§ Provided material:

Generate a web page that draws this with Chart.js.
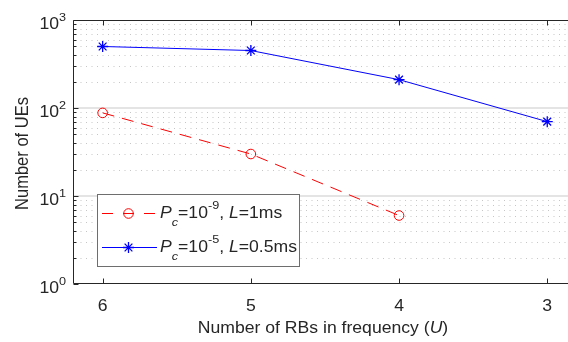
<!DOCTYPE html>
<html><head><meta charset="utf-8">
<script src="https://cdn.jsdelivr.net/npm/chart.js@4"></script>
<style>html,body{margin:0;padding:0;background:#fff;overflow:hidden}#wrap{width:568px;height:342px}</style>
</head><body><div id="wrap"><canvas id="c" width="568" height="342"></canvas></div>
<script>
// ---- data ----
const categories = [6, 5, 4, 3];
const seriesRed = [88, 30, 6, null];
const seriesBlue = [500, 450, 210, 70];
const xTickLabels = ['6', '5', '4', '3'];
const yTickExponents = [0, 1, 2, 3];
const yTitle = 'Number of UEs';
const xTitle = [{t:'Number of RBs in frequency ('}, {t:'U', it:true}, {t:')'}];
const legendRed = [{t:'P',it:true},{t:'c',it:true,sub:true},{t:'=10'},{t:'-9',sup:true},{t:', '},{t:'L',it:true},{t:'=1ms'}];
const legendBlue = [{t:'P',it:true},{t:'c',it:true,sub:true},{t:'=10'},{t:'-5',sup:true},{t:', '},{t:'L',it:true},{t:'=0.5ms'}];

const FONT = '"Liberation Sans", Arial, sans-serif';
const TXT = '#262626';
const BASE = 16;
const SX = 1.1; // horizontal stretch of the reference text

function segFont(s, base){ const size = (s.sup||s.sub) ? base*0.72 : base; return (s.it?'italic ':'') + size + 'px ' + FONT; }
function richWidth(ctx, segs, base){ let w=0; for(const s of segs){ ctx.font=segFont(s,base); w+=ctx.measureText(s.t).width; } return w; }
function drawRich(ctx, segs, x, y, base, align, rotate){
  const w = richWidth(ctx, segs, base);
  ctx.save();
  ctx.translate(x, y);
  ctx.scale(SX, 1);
  if (rotate) ctx.rotate(-Math.PI/2);
  let cx = align==='right' ? -w : align==='center' ? -w/2 : 0;
  ctx.textBaseline='alphabetic'; ctx.textAlign='left';
  for(const s of segs){
    ctx.font = segFont(s, base);
    const dy = s.sup ? -base*0.52 : s.sub ? base*0.55 : 0;
    ctx.fillText(s.t, cx, dy);
    cx += ctx.measureText(s.t).width;
  }
  ctx.restore();
}
function pts(vals){ const out=[]; categories.forEach((c,i)=>{ if(vals[i]!=null) out.push({x:c,y:vals[i]}); }); return out; }

const gridPlugin = {
  id:'grid',
  beforeDatasetsDraw(chart){
    const ctx=chart.ctx, a=chart.chartArea, ys=chart.scales.y;
    ctx.save();
    ctx.strokeStyle='#c6c6c6'; ctx.lineWidth=1; ctx.setLineDash([1,4.5]);
    for(let e=0;e<3;e++) for(let m=2;m<=9;m++){
      const py=Math.round(ys.getPixelForValue(m*Math.pow(10,e)))+0.5;
      ctx.beginPath(); ctx.moveTo(a.left+2,py); ctx.lineTo(a.right,py); ctx.stroke();
    }
    ctx.setLineDash([]); ctx.strokeStyle='#e4e4e4'; ctx.lineWidth=2;
    for(const e of yTickExponents){
      if(e===0||e===3) continue;
      const py=Math.round(ys.getPixelForValue(Math.pow(10,e)));
      ctx.beginPath(); ctx.moveTo(a.left,py); ctx.lineTo(a.right,py); ctx.stroke();
    }
    ctx.restore();
  }
};

const axesPlugin = {
  id:'axes',
  afterDatasetsDraw(chart){
    const ctx=chart.ctx, a=chart.chartArea, xs=chart.scales.x, ys=chart.scales.y;
    ctx.save();
    ctx.strokeStyle=TXT; ctx.lineWidth=1;
    const L=Math.round(a.left)+0.5, R=a.right+1, T=Math.round(a.top)+0.5, B=Math.round(a.bottom)-0.5;
    ctx.beginPath(); ctx.moveTo(R,T); ctx.lineTo(L,T); ctx.lineTo(L,B); ctx.lineTo(R,B); ctx.stroke();
    // x ticks
    categories.forEach(c=>{
      const px=Math.round(xs.getPixelForValue(c))+0.5;
      ctx.beginPath(); ctx.moveTo(px,B); ctx.lineTo(px,B-5); ctx.moveTo(px,T); ctx.lineTo(px,T+5); ctx.stroke();
    });
    // y ticks
    for(let e=0;e<=3;e++){
      for(let m=1;m<=9;m++){
        if(e===3 && m>1) break;
        const py=Math.round(ys.getPixelForValue(m*Math.pow(10,e)))+0.5;
        const len = m===1 ? 5 : 3;
        ctx.beginPath(); ctx.moveTo(L,py); ctx.lineTo(L+len,py); ctx.stroke();
      }
    }
    // tick labels
    ctx.fillStyle=TXT;
    categories.forEach((c,i)=>{
      const px=xs.getPixelForValue(c);
      drawRich(ctx,[{t:xTickLabels[i]}],px,311,BASE,'center');
    });
    yTickExponents.forEach(e=>{
      const py=ys.getPixelForValue(Math.pow(10,e));
      drawRich(ctx,[{t:'10'},{t:String(e),sup:true}],66,py+9,BASE,'right');
    });
    // titles
    drawRich(ctx,xTitle,323,333,BASE,'center');
    drawRich(ctx,[{t:yTitle}],28,153.5,16.5,'center',true);
    ctx.restore();
  },
  afterDraw(chart){
    const ctx=chart.ctx;
    ctx.save();
    ctx.fillStyle='#ffffff'; ctx.strokeStyle='#6e6e6e'; ctx.lineWidth=1;
    ctx.fillRect(97.5,194.5,202,72); ctx.strokeRect(97.5,194.5,202,72);
    const r1=213.5, r2=247.5;
    // row 1
    ctx.strokeStyle='#ff0000'; ctx.setLineDash([11,10]);
    ctx.beginPath(); ctx.moveTo(102,r1); ctx.lineTo(156,r1); ctx.stroke();
    ctx.setLineDash([]);
    ctx.beginPath(); ctx.arc(128.5,r1,4.8,0,Math.PI*2); ctx.stroke();
    // row 2
    ctx.strokeStyle='#0000ff';
    ctx.beginPath(); ctx.moveTo(102,r2); ctx.lineTo(157,r2); ctx.stroke();
    ctx.lineWidth=1.3;
    const rr=5.5, cx=128.5;
    ctx.beginPath();
    ctx.moveTo(cx-rr,r2); ctx.lineTo(cx+rr,r2);
    ctx.moveTo(cx,r2-rr); ctx.lineTo(cx,r2+rr);
    const d=rr*Math.SQRT1_2;
    ctx.moveTo(cx-d,r2-d); ctx.lineTo(cx+d,r2+d);
    ctx.moveTo(cx-d,r2+d); ctx.lineTo(cx+d,r2-d);
    ctx.stroke();
    ctx.fillStyle=TXT;
    drawRich(ctx,legendRed,160,217.5,BASE,'left');
    drawRich(ctx,legendBlue,160,251.5,BASE,'left');
    ctx.restore();
  }
};

new Chart(document.getElementById('c').getContext('2d'), {
  type:'line',
  data:{ datasets:[
    { label:'red', data:pts(seriesRed), borderColor:'#ff0000', borderWidth:1, borderDash:[12,8],
      pointStyle:'circle', pointRadius:4.8, pointBorderColor:'#ff0000', pointBackgroundColor:'rgba(0,0,0,0)',
      pointBorderWidth:1, fill:false, tension:0 },
    { label:'blue', data:pts(seriesBlue), borderColor:'#0000ff', borderWidth:1,
      pointStyle:'star', pointRadius:5.5, pointBorderColor:'#0000ff', pointBackgroundColor:'#0000ff',
      pointBorderWidth:1.3, fill:false, tension:0 }
  ]},
  options:{
    responsive:false, animation:false, devicePixelRatio:1,
    layout:{ autoPadding:false, padding:{ top:20, left:0, right:0, bottom:0 } },
    plugins:{ legend:{display:false}, tooltip:{enabled:false} },
    scales:{
      x:{ type:'linear', reverse:true, min:2.86, max:6.2, ticks:{display:false, stepSize:1}, grid:{display:false}, border:{display:false}, afterFit(s){ s.height=58; } },
      y:{ type:'logarithmic', min:1, max:1000, ticks:{display:false}, grid:{display:false}, border:{display:false}, afterFit(s){ s.width=73; } }
    }
  },
  plugins:[gridPlugin, axesPlugin]
});
</script>
</body></html>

§ The request: Pictures stay out. Repeat only the lines from the beginning of the data through the line that has "const SX = 1.1;".

§ Task output:
Generate a web page that draws this with Chart.js.
<!DOCTYPE html>
<html><head><meta charset="utf-8">
<script src="https://cdn.jsdelivr.net/npm/chart.js@4"></script>
<style>html,body{margin:0;padding:0;background:#fff;overflow:hidden}#wrap{width:568px;height:342px}</style>
</head><body><div id="wrap"><canvas id="c" width="568" height="342"></canvas></div>
<script>
// ---- data ----
const categories = [6, 5, 4, 3];
const seriesRed = [88, 30, 6, null];
const seriesBlue = [500, 450, 210, 70];
const xTickLabels = ['6', '5', '4', '3'];
const yTickExponents = [0, 1, 2, 3];
const yTitle = 'Number of UEs';
const xTitle = [{t:'Number of RBs in frequency ('}, {t:'U', it:true}, {t:')'}];
const legendRed = [{t:'P',it:true},{t:'c',it:true,sub:true},{t:'=10'},{t:'-9',sup:true},{t:', '},{t:'L',it:true},{t:'=1ms'}];
const legendBlue = [{t:'P',it:true},{t:'c',it:true,sub:true},{t:'=10'},{t:'-5',sup:true},{t:', '},{t:'L',it:true},{t:'=0.5ms'}];

const FONT = '"Liberation Sans", Arial, sans-serif';
const TXT = '#262626';
const BASE = 16;
const SX = 1.1; // horizontal stretch of the reference text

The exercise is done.